-- Stated exercise --
Look through the lines and report how many include the word "chart", giving nothing but the number.

-- Data segment --
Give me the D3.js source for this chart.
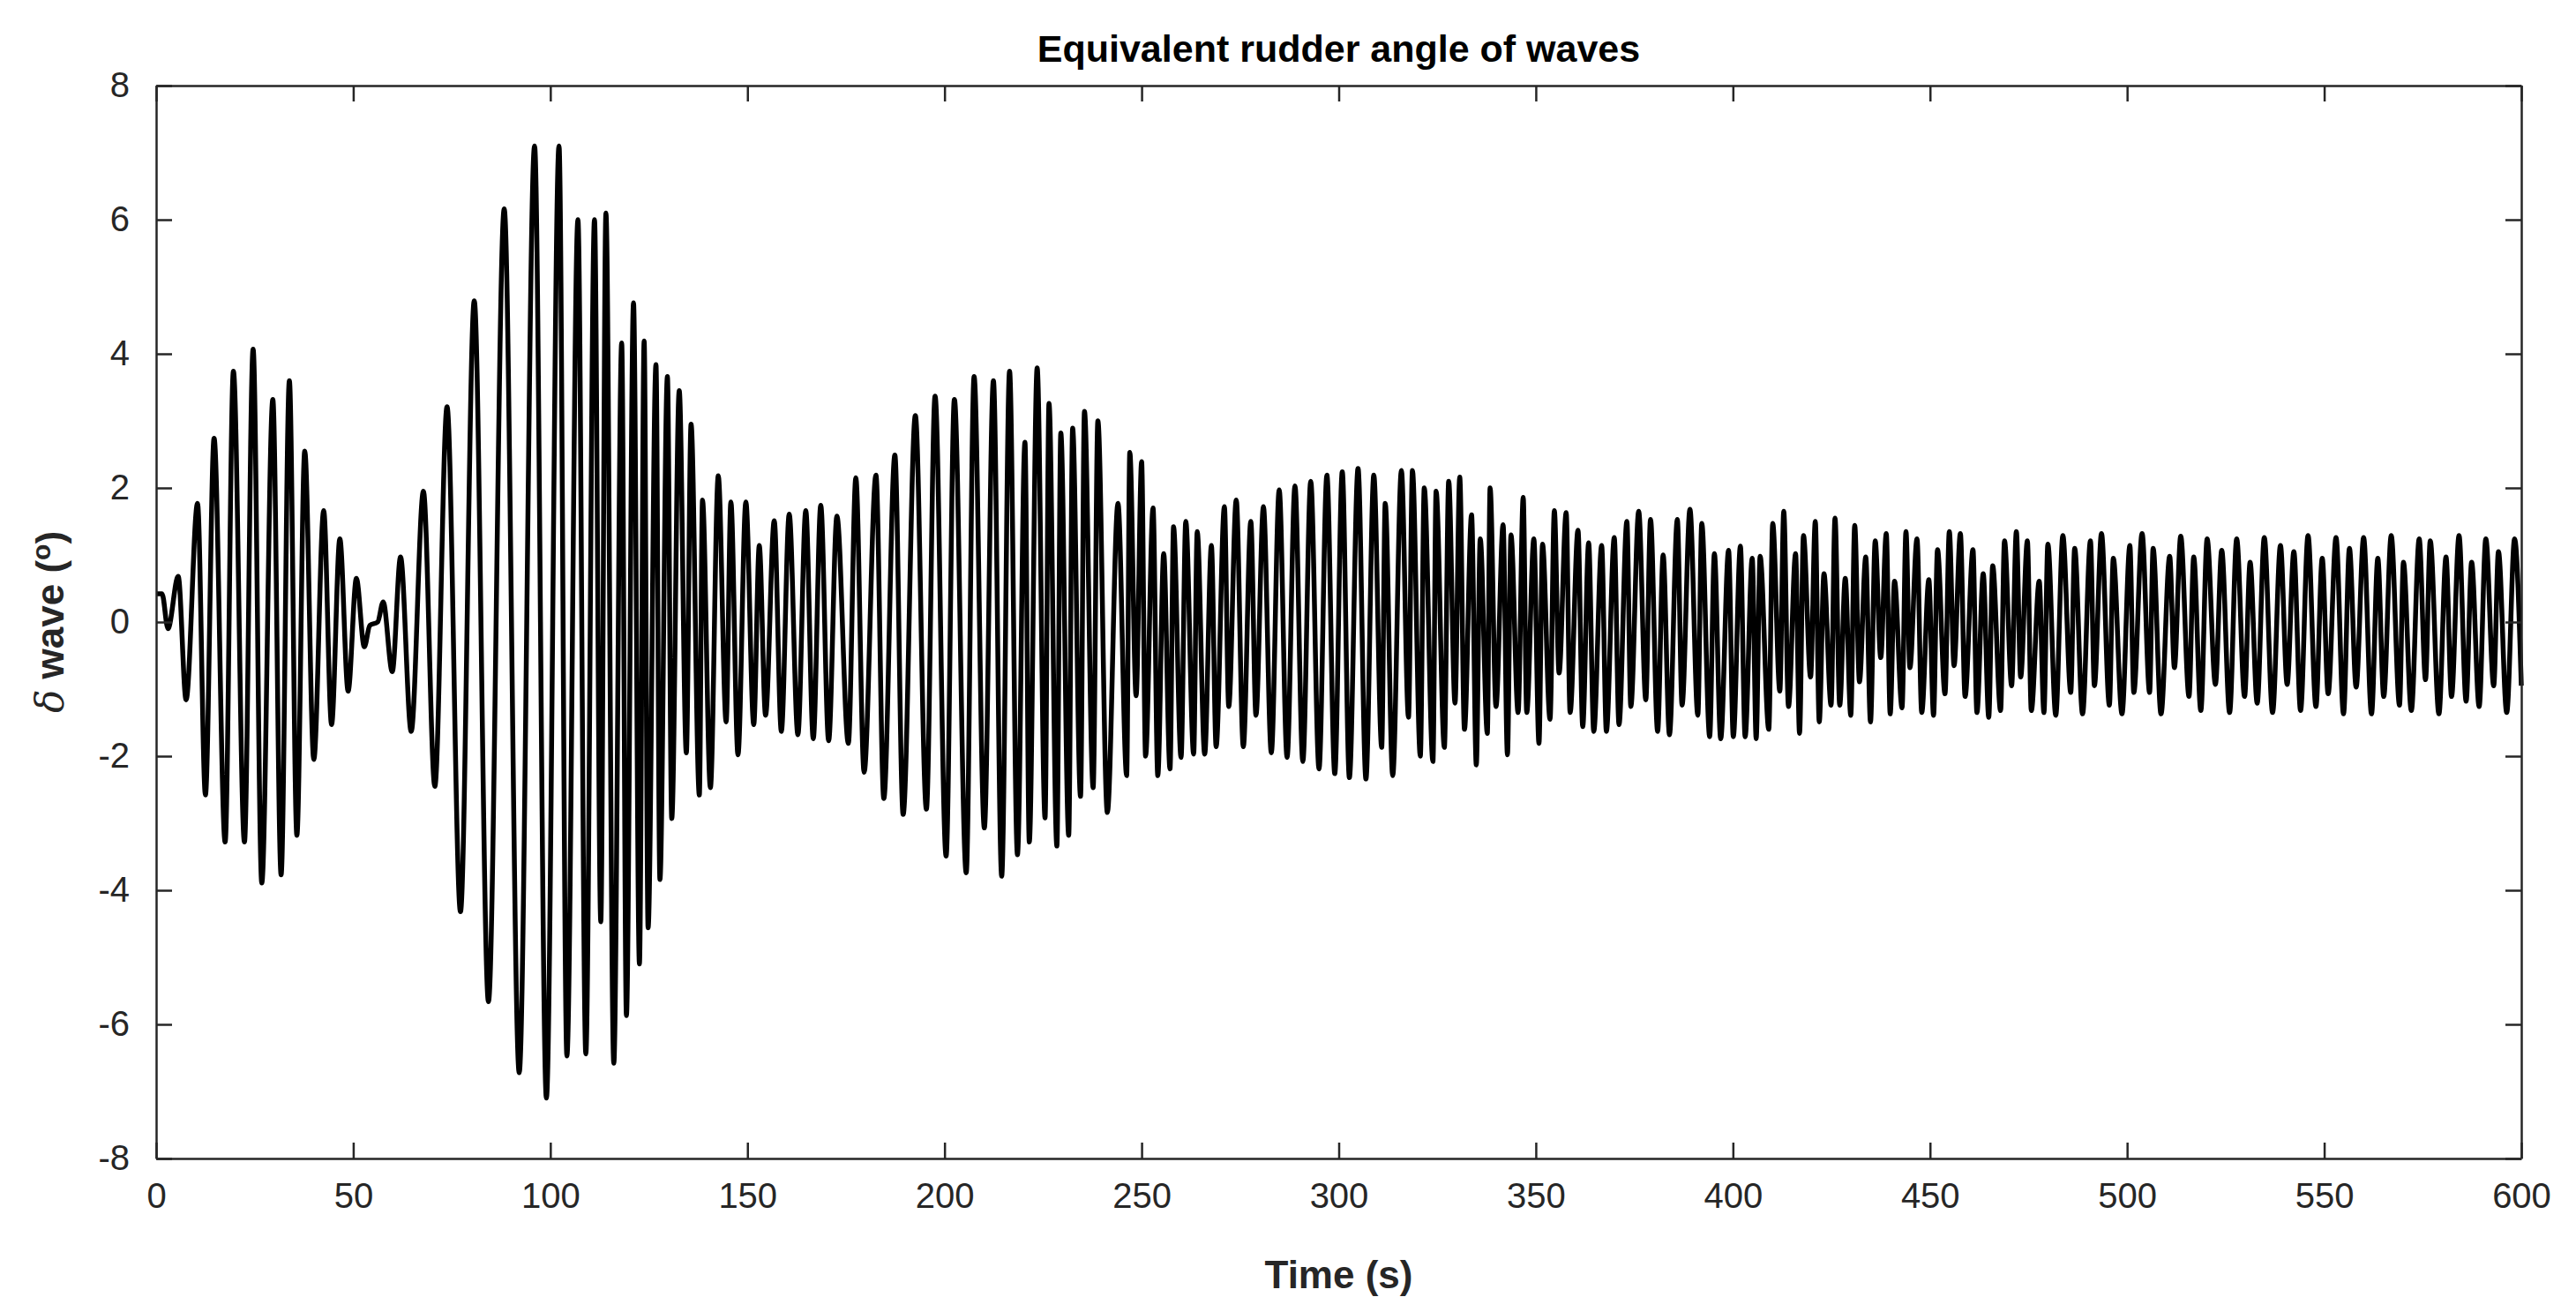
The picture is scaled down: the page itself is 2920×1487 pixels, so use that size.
<!DOCTYPE html>
<html>
<head>
<meta charset="utf-8">
<script src="https://cdn.jsdelivr.net/npm/d3@7"></script>
<style>
  html, body { margin: 0; padding: 0; background: #fff; }
  svg { display: block; font-family: Arial, "Liberation Sans", sans-serif; }
</style>
</head>
<body>
<div id="chart"></div>
<script>
'use strict';

// Extrema of the signal (time in s, angle in deg)
const timeSec = [
  0, 1.5, 3, 5.6, 7.6, 10.5, 12.5, 14.7, 17.5, 19.6, 22.4, 24.6, 26.8, 29.6, 31.7, 33.8, 35.7, 37.7, 40, 42.5,
  44.5, 46.6, 48.7, 50.8, 52.8, 54.2, 56.2, 57.6, 59.9, 62, 64.7, 67.8, 70.7, 73.8, 77.2, 80.7, 84.3, 88.3, 92.1, 96,
  99, 102.2, 104.2, 107, 109, 111.2, 112.8, 114.1, 116.1, 118.1, 119.3, 121.1, 122.6,
  123.8, 124.8, 126.8, 127.8, 129.7, 130.8, 132.7, 134.5, 135.7, 137.8, 138.6, 140.6, 142.6, 144.6, 145.8, 147.6,
  149.6, 151.6, 153, 154.6, 156.8, 158.6, 160.6, 162.8, 164.8, 166.7, 168.6, 170.6, 172.7, 175.6, 177.5, 179.6,
  182.6, 184.6, 187.4, 189.5, 192.6, 195.4, 197.6, 200.4, 202.5, 205.5, 207.5, 210.1, 212.4, 214.5, 216.5, 218.5,
  220.4, 221.5, 223.5, 225.5, 226.5, 228.5, 229.5, 231.5, 232.5, 234.5, 235.5, 237.7, 238.9, 241.3,
  244.0, 246.2, 247.0, 248.6, 250.0, 251.0, 252.9, 254.1, 255.6, 257.2, 258.1, 260.0, 261.2, 263.2, 264.1, 266.0,
  267.7, 268.9, 271.0, 272.1, 274.0, 275.8, 277.7, 279.0, 280.9, 282.9, 284.9, 286.9, 288.9, 290.9, 292.9, 295.0,
  297.0, 299.0, 300.9, 302.7, 304.9, 306.9, 308.9, 310.9, 311.8, 313.7, 315.9, 317.7, 318.7, 320.7, 321.7, 323.9,
  324.7, 326.8, 327.9, 329.5, 330.7, 331.9, 333.7, 334.9, 335.9, 337.7, 338.4, 339.9, 341.7, 342.8, 343.7, 345.5,
  346.8, 347.7, 349.5, 350.8, 351.7, 353.6, 354.7, 355.9, 357.7, 358.7, 360.7, 361.9, 363.4, 364.7,
  366.7, 367.9, 369.9, 371.1, 373.1, 374.1, 376.1, 377.9, 379.1, 380.9, 382.3, 383.9, 385.9, 387.1, 389.1, 391.1,
  392.1, 394.1, 395.3, 396.9, 398.9, 400.1, 401.9, 403.1, 404.9, 405.9, 406.9, 409.1, 410.1, 411.9, 412.9, 414.1,
  415.9, 416.9, 417.9, 419.7, 420.9, 421.9, 423.1, 424.9, 425.9, 427.1, 428.5, 429.9, 430.9, 432.1, 433.7, 434.9,
  436.1, 437.5, 438.9, 439.9, 441, 442.9, 443.9, 444.9, 446.7, 447.9, 449.7, 450.9, 451.9, 453.8, 454.9, 456.1,
  457.7, 458.9, 460.9, 461.9, 463.5, 464.9, 465.9, 467.9, 468.9, 470.7, 471.9, 473, 474.7, 475.7, 477.7, 478.9,
  479.9, 481.9, 483.7, 485.7, 486.7, 488.7,
  490.7, 491.7, 493.5, 495.5, 496.5, 498.7, 500.7, 501.7, 503.8, 505.7, 506.6, 508.6, 510.8, 512, 513.6, 515.7,
  516.9, 518.7, 520.3, 522.4, 524, 526, 527.8, 529.8, 531.2, 533, 534.8, 536.9, 538.9, 540.6, 542.3, 544,
  545.9, 547.9, 549.5, 551, 553, 554.9, 556.4, 558.1, 560, 562, 563.6, 565.1, 567, 569.1, 570.1, 572.1,
  574.1, 575.7, 576.9, 579.1, 580.9, 582.3, 584.2, 586, 587.4, 589.3, 591, 593, 594.2, 596.3, 598.3, 600
];
const deltaWave = [
  0.42, 0.42, -0.1, 0.68, -1.16, 1.77, -2.58, 2.74, -3.28, 3.74, -3.28, 4.07, -3.89, 3.32, -3.77, 3.6, -3.18, 2.55, -2.05, 1.66,
  -1.53, 1.24, -1.03, 0.65, -0.37, -0.05, 0, 0.3, -0.74, 0.97, -1.63, 1.95, -2.45, 3.21, -4.32, 4.79, -5.66, 6.16, -6.72, 7.1,
  -7.1, 7.1, -6.47, 6.0, -6.44, 6.0, -4.47, 6.1, -6.58, 4.16, -5.87, 4.76, -5.1,
  4.19, -4.56, 3.84, -3.84, 3.66, -2.93, 3.45, -1.95, 2.95, -2.58, 1.82, -2.47, 2.18, -1.49, 1.79, -1.98,
  1.79, -1.53, 1.14, -1.39, 1.51, -1.63, 1.61, -1.68, 1.66, -1.74, 1.74, -1.77, 1.58, -1.81, 2.15, -2.24,
  2.19, -2.63, 2.49, -2.87, 3.08, -2.79, 3.37, -3.49, 3.32, -3.74, 3.66, -3.07, 3.6, -3.79, 3.74, -3.47,
  2.68, -3.28, 3.79, -2.92, 3.26, -3.34, 2.82, -3.18, 2.89, -2.6, 3.14, -2.47, 3.0, -2.84,
  1.77, -2.29, 2.53, -1.1, 2.39, -2.0, 1.7, -2.29, 1.02, -2.19, 1.42, -2.02, 1.5, -1.97, 1.35, -1.97,
  1.14, -1.86, 1.72, -1.26, 1.82, -1.86, 1.5, -1.39, 1.72, -1.95, 1.97, -2.02, 2.03, -2.08, 2.1, -2.19,
  2.19, -2.26, 2.24, -2.32, 2.29, -2.34, 2.19, -1.87, 1.77, -2.29, 2.26, -1.42, 2.26, -2.0, 2.0, -2.08,
  1.95, -1.87, 2.1, -1.21, 2.16, -1.6, 1.6, -2.13, 1.24, -1.66, 2.0, -1.26, 1.45, -1.98, 1.3, -1.35,
  1.86, -1.35, 1.24, -1.81, 1.16, -1.45, 1.66, -0.76, 1.63, -1.35, 1.37, -1.56, 1.18, -1.63,
  1.14, -1.63, 1.26, -1.53, 1.5, -1.26, 1.65, -1.16, 1.53, -1.63, 1.0, -1.68, 1.53, -1.24, 1.68, -1.39,
  1.47, -1.71, 1.02, -1.74, 1.07, -1.71, 1.13, -1.71, 0.95, -1.74, 0.98, -1.6, 1.47, -1.03, 1.65, -1.26,
  1.02, -1.66, 1.29, -0.82, 1.5, -1.49, 0.72, -1.24, 1.55, -1.24, 0.65, -1.39, 1.44, -0.89, 0.97, -1.49,
  1.21, -0.53, 1.32, -1.37, 0.61, -1.28, 1.35, -0.68, 1.24, -1.35, 0.63, -1.39, 1.08, -1.07, 1.35, -0.65,
  1.32, -1.11, 1.08, -1.35, 0.72, -1.42, 0.84, -1.32, 1.21, -0.95, 1.35, -0.82, 1.21, -1.32, 0.61, -1.35,
  1.16, -1.39, 1.29, -1.05, 1.1, -1.37,
  1.21, -0.95, 1.32, -1.24, 0.95, -1.37, 1.14, -1.05, 1.32, -1.05, 1.1, -1.37, 0.98, -0.68, 1.28, -1.11,
  0.97, -1.32, 1.24, -0.93, 1.07, -1.35, 1.24, -1.11, 0.89, -1.21, 1.26, -1.35, 1.14, -0.93, 1.05, -1.32,
  1.29, -1.26, 0.95, -1.07, 1.26, -1.37, 1.1, -0.97, 1.26, -1.37, 0.95, -1.11, 1.29, -1.24, 0.89, -1.32,
  1.24, -0.86, 1.21, -1.37, 0.97, -1.11, 1.29, -1.18, 0.89, -1.26, 1.24, -0.95, 1.05, -1.35, 1.24, -0.95
];
const xTicks = [0, 50, 100, 150, 200, 250, 300, 350, 400, 450, 500, 550, 600];
const yTicks = [-8, -6, -4, -2, 0, 2, 4, 6, 8];

const W = 2920, H = 1487;
const L = 177, R = 2858, T = 97, B = 1313;
const axisColor = '#262626';

const svg = d3.select('#chart').append('svg')
    .attr('width', W).attr('height', H);

const x = d3.scaleLinear().domain([0, 600]).range([L, R]);
const y = d3.scaleLinear().domain([-8, 8]).range([B, T]);

// ─── Signal ────────────────────────────────────────────────────────────────
const points = timeSec.map(function (t, i) { return [t, deltaWave[i]]; });
const line = d3.line()
    .x(function (d) { return x(d[0]); })
    .y(function (d) { return y(d[1]); })
    .curve(d3.curveMonotoneX);

svg.append('path')
    .datum(points)
    .attr('d', line)
    .attr('fill', 'none')
    .attr('stroke', '#000')
    .attr('stroke-width', 5.5)
    .attr('stroke-linejoin', 'round');

// ─── Axes (MATLAB box with inward ticks) ───────────────────────────────────
const tickLen = 18;
const plainFmt = function (d) { return String(d); }; // ASCII hyphen like MATLAB
function styleAxis(g) {
    g.selectAll('path, line').attr('stroke', axisColor).attr('stroke-width', 2.5);
    g.selectAll('text').attr('fill', axisColor).style('font-size', '40px');
}

svg.append('g').attr('transform', 'translate(0,' + B + ')')
    .call(d3.axisBottom(x).tickValues(xTicks).tickFormat(plainFmt).tickSizeInner(-tickLen).tickSizeOuter(0).tickPadding(28))
    .call(styleAxis);
svg.append('g').attr('transform', 'translate(0,' + T + ')')
    .call(d3.axisTop(x).tickValues(xTicks).tickSizeInner(-tickLen).tickSizeOuter(0).tickFormat(''))
    .call(styleAxis);
svg.append('g').attr('transform', 'translate(' + L + ',0)')
    .call(d3.axisLeft(y).tickValues(yTicks).tickFormat(plainFmt).tickSizeInner(-tickLen).tickSizeOuter(0).tickPadding(30))
    .call(styleAxis);
svg.append('g').attr('transform', 'translate(' + R + ',0)')
    .call(d3.axisRight(y).tickValues(yTicks).tickSizeInner(-tickLen).tickSizeOuter(0).tickFormat(''))
    .call(styleAxis);

// ─── Labels ────────────────────────────────────────────────────────────────
svg.append('text')
    .attr('x', (L + R) / 2).attr('y', 70)
    .attr('text-anchor', 'middle')
    .style('font-size', '43px').style('font-weight', 'bold')
    .text('Equivalent rudder angle of waves');

svg.append('text')
    .attr('x', (L + R) / 2).attr('y', 1460)
    .attr('text-anchor', 'middle')
    .attr('fill', axisColor)
    .style('font-size', '44px').style('font-weight', 'bold')
    .text('Time (s)');

const yl = svg.append('text')
    .attr('transform', 'translate(72,' + (T + B) / 2 + ') rotate(-90)')
    .attr('text-anchor', 'middle')
    .attr('fill', axisColor)
    .style('font-size', '44px').style('font-weight', 'bold');
yl.append('tspan').style('font-style', 'italic').style('font-weight', 'normal')
    .style('font-family', '"DejaVu Serif", serif').text('δ');
yl.append('tspan').text(' wave (');
yl.append('tspan').attr('dy', -15).style('font-size', '30px').text('o');
yl.append('tspan').attr('dy', 15).text(')');
</script>
</body>
</html>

-- Finished task --
3